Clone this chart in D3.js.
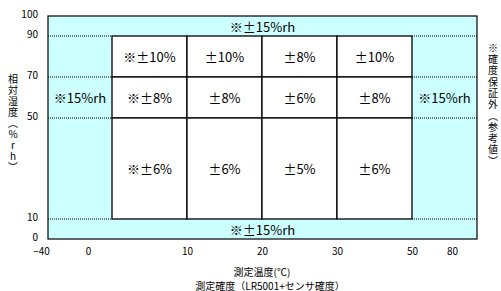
<!DOCTYPE html>
<html>
<head>
<meta charset="utf-8">
<script src="https://cdn.jsdelivr.net/npm/d3@7"></script>
<style>
  body { margin: 0; background: #fff; }
  text { font-family: "Noto Sans CJK JP", "Noto Sans", sans-serif; fill: #000; }
  .vert { writing-mode: vertical-rl; text-orientation: upright; }
</style>
</head>
<body>
<svg id="chart" width="501" height="291"></svg>
<script>
// temperature / humidity break points of the accuracy table
const tempBreaks = [-40, 0, 10, 20, 30, 50, 80];
const humidBreaks = [0, 10, 50, 70, 90, 100];
const xTickLabels = ['−40', '0', '10', '20', '30', '50', '80'];
const yTickLabels = ['0', '10', '50', '70', '90', '100'];

// guaranteed area: 0..50 degC, 10..90 %rh
const innerTemps = [0, 10, 20, 30, 50];
const innerRows = [[70, 90], [50, 70], [10, 50]];
const accuracy70to90 = ['※±10%', '±10%', '±8%', '±10%'];
const accuracy50to70 = ['※±8%', '±8%', '±6%', '±8%'];
const accuracy10to50 = ['※±6%', '±6%', '±5%', '±6%'];
const bandLabel = '※±15%rh';
const sideLabel = '※15%rh';

const xTitle = '測定温度(℃)';
const subTitle = '測定確度（LR5001+センサ確度）';
const yTitle = '相対湿度（%rh）';
const noteTitle = '※確度保証外（参考値）';

const svg = d3.select('#chart');

const x = d3.scaleLinear()
  .domain(tempBreaks)
  .range([48, 112, 187, 262, 337, 412, 477]);

const y = d3.scaleLinear()
  .domain(humidBreaks)
  .range([239, 219, 118, 77, 36, 16]);

const cyan = '#ccffff';
const tickFont = '"Liberation Sans", Arial, sans-serif';

// background: out-of-guarantee zone
svg.append('rect')
  .attr('x', x(-40))
  .attr('y', y(100))
  .attr('width', x(80) - x(-40))
  .attr('height', y(0) - y(100))
  .attr('fill', cyan);

// dotted separators inside the cyan side columns
const sideCols = [[-40, 0], [50, 80]];
const dotted = [];
sideCols.forEach(c => [10, 50, 70, 90].forEach(h => dotted.push({ x0: c[0], x1: c[1], h })));
svg.append('g').selectAll('line')
  .data(dotted)
  .join('line')
  .attr('x1', d => x(d.x0))
  .attr('x2', d => x(d.x1))
  .attr('y1', d => y(d.h))
  .attr('y2', d => y(d.h))
  .attr('stroke', '#000')
  .attr('stroke-width', 1)
  .attr('stroke-dasharray', '1,1');

// white cells
const rowTexts = [accuracy70to90, accuracy50to70, accuracy10to50];
const cells = [];
innerRows.forEach((r, i) => {
  for (let j = 0; j < innerTemps.length - 1; j++) {
    cells.push({ t0: innerTemps[j], t1: innerTemps[j + 1], h0: r[0], h1: r[1], label: rowTexts[i][j] });
  }
});

const cell = svg.append('g').selectAll('g')
  .data(cells)
  .join('g');

cell.append('rect')
  .attr('x', d => x(d.t0))
  .attr('y', d => y(d.h1))
  .attr('width', d => x(d.t1) - x(d.t0))
  .attr('height', d => y(d.h0) - y(d.h1))
  .attr('fill', '#fff')
  .attr('stroke', '#000')
  .attr('stroke-width', 1.3);

cell.append('text')
  .attr('x', d => (x(d.t0) + x(d.t1)) / 2)
  .attr('y', d => (y(d.h0) + y(d.h1)) / 2)
  .attr('text-anchor', 'middle')
  .attr('dominant-baseline', 'central')
  .attr('font-size', 13)
  .text(d => d.label);

// outer frame
svg.append('rect')
  .attr('x', x(-40))
  .attr('y', y(100))
  .attr('width', x(80) - x(-40))
  .attr('height', y(0) - y(100))
  .attr('fill', 'none')
  .attr('stroke', '#000')
  .attr('stroke-width', 1.2);

// band labels (top / bottom) and side labels
const bands = [{ h0: 90, h1: 100 }, { h0: 0, h1: 10 }];
svg.append('g').selectAll('text')
  .data(bands)
  .join('text')
  .attr('x', (x(-40) + x(80)) / 2)
  .attr('y', d => (y(d.h0) + y(d.h1)) / 2)
  .attr('text-anchor', 'middle')
  .attr('dominant-baseline', 'central')
  .attr('font-size', 13)
  .text(bandLabel);

svg.append('g').selectAll('text')
  .data(sideCols)
  .join('text')
  .attr('x', d => (x(d[0]) + x(d[1])) / 2)
  .attr('y', (y(50) + y(70)) / 2)
  .attr('text-anchor', 'middle')
  .attr('dominant-baseline', 'central')
  .attr('font-size', 13)
  .text(sideLabel);

// axes
const xShift = { '−40': -7, '0': -24, '80': -25 };
const xAxis = svg.append('g')
  .attr('transform', `translate(0, ${y(0)})`)
  .call(d3.axisBottom(x)
    .tickValues(tempBreaks)
    .tickFormat((d, i) => xTickLabels[i])
    .tickSize(0)
    .tickPadding(9));
xAxis.select('.domain').remove();
xAxis.selectAll('text')
  .attr('font-size', 10)
  .attr('font-family', tickFont)
  .attr('dx', function () { return xShift[this.textContent] || 0; });

const yAxis = svg.append('g')
  .attr('transform', `translate(${x(-40)}, 0)`)
  .call(d3.axisLeft(y)
    .tickValues(humidBreaks)
    .tickFormat((d, i) => yTickLabels[i])
    .tickSize(0)
    .tickPadding(10));
yAxis.select('.domain').remove();
yAxis.selectAll('text')
  .attr('font-size', 10)
  .attr('font-family', tickFont)
  .attr('dy', '0.1em');

// titles
svg.append('text')
  .attr('x', 262)
  .attr('y', 271)
  .attr('text-anchor', 'middle')
  .attr('dominant-baseline', 'central')
  .attr('font-size', 10)
  .text(xTitle);

svg.append('text')
  .attr('x', 270)
  .attr('y', 285)
  .attr('text-anchor', 'middle')
  .attr('dominant-baseline', 'central')
  .attr('font-size', 10)
  .text(subTitle);

// vertical titles
svg.append('text')
  .attr('class', 'vert')
  .attr('x', 13)
  .attr('y', 74)
  .attr('font-size', 10)
  .attr('letter-spacing', 1)
  .text(yTitle);

svg.append('text')
  .attr('class', 'vert')
  .attr('x', 493)
  .attr('y', 43)
  .attr('font-size', 10)
  .attr('letter-spacing', 1.3)
  .text(noteTitle);
</script>
</body>
</html>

Given exercise
Retype everything in the material word for word, minus pictures.

Answer for this exercise
Clone this chart in D3.js.
<!DOCTYPE html>
<html>
<head>
<meta charset="utf-8">
<script src="https://cdn.jsdelivr.net/npm/d3@7"></script>
<style>
  body { margin: 0; background: #fff; }
  text { font-family: "Noto Sans CJK JP", "Noto Sans", sans-serif; fill: #000; }
  .vert { writing-mode: vertical-rl; text-orientation: upright; }
</style>
</head>
<body>
<svg id="chart" width="501" height="291"></svg>
<script>
// temperature / humidity break points of the accuracy table
const tempBreaks = [-40, 0, 10, 20, 30, 50, 80];
const humidBreaks = [0, 10, 50, 70, 90, 100];
const xTickLabels = ['−40', '0', '10', '20', '30', '50', '80'];
const yTickLabels = ['0', '10', '50', '70', '90', '100'];

// guaranteed area: 0..50 degC, 10..90 %rh
const innerTemps = [0, 10, 20, 30, 50];
const innerRows = [[70, 90], [50, 70], [10, 50]];
const accuracy70to90 = ['※±10%', '±10%', '±8%', '±10%'];
const accuracy50to70 = ['※±8%', '±8%', '±6%', '±8%'];
const accuracy10to50 = ['※±6%', '±6%', '±5%', '±6%'];
const bandLabel = '※±15%rh';
const sideLabel = '※15%rh';

const xTitle = '測定温度(℃)';
const subTitle = '測定確度（LR5001+センサ確度）';
const yTitle = '相対湿度（%rh）';
const noteTitle = '※確度保証外（参考値）';

const svg = d3.select('#chart');

const x = d3.scaleLinear()
  .domain(tempBreaks)
  .range([48, 112, 187, 262, 337, 412, 477]);

const y = d3.scaleLinear()
  .domain(humidBreaks)
  .range([239, 219, 118, 77, 36, 16]);

const cyan = '#ccffff';
const tickFont = '"Liberation Sans", Arial, sans-serif';

// background: out-of-guarantee zone
svg.append('rect')
  .attr('x', x(-40))
  .attr('y', y(100))
  .attr('width', x(80) - x(-40))
  .attr('height', y(0) - y(100))
  .attr('fill', cyan);

// dotted separators inside the cyan side columns
const sideCols = [[-40, 0], [50, 80]];
const dotted = [];
sideCols.forEach(c => [10, 50, 70, 90].forEach(h => dotted.push({ x0: c[0], x1: c[1], h })));
svg.append('g').selectAll('line')
  .data(dotted)
  .join('line')
  .attr('x1', d => x(d.x0))
  .attr('x2', d => x(d.x1))
  .attr('y1', d => y(d.h))
  .attr('y2', d => y(d.h))
  .attr('stroke', '#000')
  .attr('stroke-width', 1)
  .attr('stroke-dasharray', '1,1');

// white cells
const rowTexts = [accuracy70to90, accuracy50to70, accuracy10to50];
const cells = [];
innerRows.forEach((r, i) => {
  for (let j = 0; j < innerTemps.length - 1; j++) {
    cells.push({ t0: innerTemps[j], t1: innerTemps[j + 1], h0: r[0], h1: r[1], label: rowTexts[i][j] });
  }
});

const cell = svg.append('g').selectAll('g')
  .data(cells)
  .join('g');

cell.append('rect')
  .attr('x', d => x(d.t0))
  .attr('y', d => y(d.h1))
  .attr('width', d => x(d.t1) - x(d.t0))
  .attr('height', d => y(d.h0) - y(d.h1))
  .attr('fill', '#fff')
  .attr('stroke', '#000')
  .attr('stroke-width', 1.3);

cell.append('text')
  .attr('x', d => (x(d.t0) + x(d.t1)) / 2)
  .attr('y', d => (y(d.h0) + y(d.h1)) / 2)
  .attr('text-anchor', 'middle')
  .attr('dominant-baseline', 'central')
  .attr('font-size', 13)
  .text(d => d.label);

// outer frame
svg.append('rect')
  .attr('x', x(-40))
  .attr('y', y(100))
  .attr('width', x(80) - x(-40))
  .attr('height', y(0) - y(100))
  .attr('fill', 'none')
  .attr('stroke', '#000')
  .attr('stroke-width', 1.2);

// band labels (top / bottom) and side labels
const bands = [{ h0: 90, h1: 100 }, { h0: 0, h1: 10 }];
svg.append('g').selectAll('text')
  .data(bands)
  .join('text')
  .attr('x', (x(-40) + x(80)) / 2)
  .attr('y', d => (y(d.h0) + y(d.h1)) / 2)
  .attr('text-anchor', 'middle')
  .attr('dominant-baseline', 'central')
  .attr('font-size', 13)
  .text(bandLabel);

svg.append('g').selectAll('text')
  .data(sideCols)
  .join('text')
  .attr('x', d => (x(d[0]) + x(d[1])) / 2)
  .attr('y', (y(50) + y(70)) / 2)
  .attr('text-anchor', 'middle')
  .attr('dominant-baseline', 'central')
  .attr('font-size', 13)
  .text(sideLabel);

// axes
const xShift = { '−40': -7, '0': -24, '80': -25 };
const xAxis = svg.append('g')
  .attr('transform', `translate(0, ${y(0)})`)
  .call(d3.axisBottom(x)
    .tickValues(tempBreaks)
    .tickFormat((d, i) => xTickLabels[i])
    .tickSize(0)
    .tickPadding(9));
xAxis.select('.domain').remove();
xAxis.selectAll('text')
  .attr('font-size', 10)
  .attr('font-family', tickFont)
  .attr('dx', function () { return xShift[this.textContent] || 0; });

const yAxis = svg.append('g')
  .attr('transform', `translate(${x(-40)}, 0)`)
  .call(d3.axisLeft(y)
    .tickValues(humidBreaks)
    .tickFormat((d, i) => yTickLabels[i])
    .tickSize(0)
    .tickPadding(10));
yAxis.select('.domain').remove();
yAxis.selectAll('text')
  .attr('font-size', 10)
  .attr('font-family', tickFont)
  .attr('dy', '0.1em');

// titles
svg.append('text')
  .attr('x', 262)
  .attr('y', 271)
  .attr('text-anchor', 'middle')
  .attr('dominant-baseline', 'central')
  .attr('font-size', 10)
  .text(xTitle);

svg.append('text')
  .attr('x', 270)
  .attr('y', 285)
  .attr('text-anchor', 'middle')
  .attr('dominant-baseline', 'central')
  .attr('font-size', 10)
  .text(subTitle);

// vertical titles
svg.append('text')
  .attr('class', 'vert')
  .attr('x', 13)
  .attr('y', 74)
  .attr('font-size', 10)
  .attr('letter-spacing', 1)
  .text(yTitle);

svg.append('text')
  .attr('class', 'vert')
  .attr('x', 493)
  .attr('y', 43)
  .attr('font-size', 10)
  .attr('letter-spacing', 1.3)
  .text(noteTitle);
</script>
</body>
</html>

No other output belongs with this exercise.